Goal. Set down, exactly as written, the lines from the top of the data to the line that holds "ax = fig.add_axes([0.125, 0.23, 0.857, 0.66])", and omit the pictures.

Data extract.
** Begin **
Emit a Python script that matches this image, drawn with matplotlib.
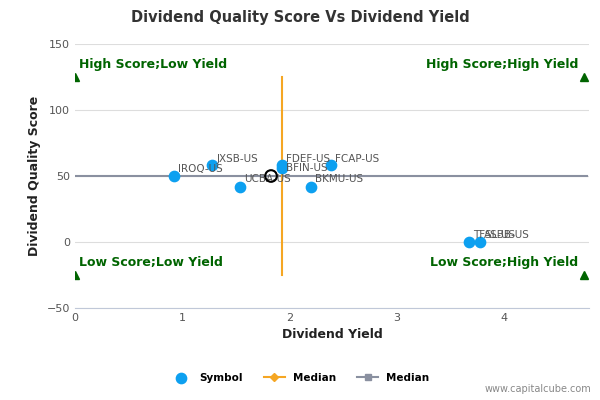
import matplotlib.pyplot as plt

symbols = ["IROQ-US", "JXSB-US", "UCBA-US", "FDEF-US", "BFIN-US", "FCAP-US", "BKMU-US", "TFSL-US", "ASBB-US"]
yields = [0.92, 1.28, 1.54, 1.93, 1.93, 2.39, 2.20, 3.68, 3.78]
scores = [50, 58, 42, 58, 56, 58, 42, 0, 0]
median_yield = 1.93
median_score = 50
median_point = (1.83, 50)

blue = "#0da0f0"
fig = plt.figure(figsize=(6, 4), dpi=100)
ax = fig.add_axes([0.125, 0.23, 0.857, 0.66])

ax.plot([0, 4.78], [median_score, median_score], color="#8a90a0", lw=1.5, zorder=1)
ax.plot([median_yield, median_yield], [-25, 125], color="#f5a623", lw=1.5, zorder=2)
ax.scatter(yields, scores, s=55, color=blue, zorder=3)
ax.scatter([median_point[0]], [median_point[1]], s=70, facecolor="none", edgecolor="black", lw=1.5, zorder=4)

label_dy = {"BFIN-US": 0, "UCBA-US": 6, "BKMU-US": 6}
for s, x, y in zip(symbols, yields, scores):
    ax.text(x + 0.04, y + label_dy.get(s, 5), s, fontsize=7.5, color="#555555", va="center")

green = "#006400"
for x, y in [(0, 125), (4.75, 125), (0, -25), (4.75, -25)]:
    ax.plot(x, y, marker="^", color=green, ms=6, zorder=5)
ax.text(0.04, 132, "High Score;Low Yield", color=green, fontsize=9, fontweight="bold")
ax.text(4.7, 132, "High Score;High Yield", color=green, fontsize=9, fontweight="bold", ha="right")
ax.text(0.04, -18, "Low Score;Low Yield", color=green, fontsize=9, fontweight="bold")
ax.text(4.7, -18, "Low Score;High Yield", color=green, fontsize=9, fontweight="bold", ha="right")

ax.set_xlim(0, 4.8)
ax.set_ylim(-50, 150)
ax.set_xticks([0, 1, 2, 3, 4])
ax.set_yticks([-50, 0, 50, 100, 150])
ax.tick_params(labelsize=8, colors="#555555", length=0)
ax.grid(axis="y", color="#dddddd", lw=0.8)
ax.set_axisbelow(True)
for sp in ["top", "right", "left"]:
    ax.spines[sp].set_visible(False)
ax.spines["bottom"].set_color("#c0c8d8")
ax.set_xlabel("Dividend Yield", fontsize=9, fontweight="bold", color="#222222")
ax.set_ylabel("Dividend Quality Score", fontsize=9, fontweight="bold", color="#222222")
fig.suptitle("Dividend Quality Score Vs Dividend Yield", x=0.5, y=0.975, fontsize=10.5, fontweight="bold", color="#333333")

h1 = ax.scatter([], [], s=55, color=blue)
h2, = ax.plot([], [], color="#f5a623", marker="D", ms=4)
h3, = ax.plot([], [], color="#8a90a0", marker="s", ms=5)
fig.legend([h1, h2, h3], ["Symbol", "Median", "Median"], loc="lower center", bbox_to_anchor=(0.5, 0.02),
           ncol=3, frameon=False, prop={"size": 7.5, "weight": "bold"})
fig.text(0.985, 0.02, "www.capitalcube.com", ha="right", fontsize=7, color="#888888")

fig.savefig("out.png")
** End **
Correct result.
Emit a Python script that matches this image, drawn with matplotlib.
import matplotlib.pyplot as plt

symbols = ["IROQ-US", "JXSB-US", "UCBA-US", "FDEF-US", "BFIN-US", "FCAP-US", "BKMU-US", "TFSL-US", "ASBB-US"]
yields = [0.92, 1.28, 1.54, 1.93, 1.93, 2.39, 2.20, 3.68, 3.78]
scores = [50, 58, 42, 58, 56, 58, 42, 0, 0]
median_yield = 1.93
median_score = 50
median_point = (1.83, 50)

blue = "#0da0f0"
fig = plt.figure(figsize=(6, 4), dpi=100)
ax = fig.add_axes([0.125, 0.23, 0.857, 0.66])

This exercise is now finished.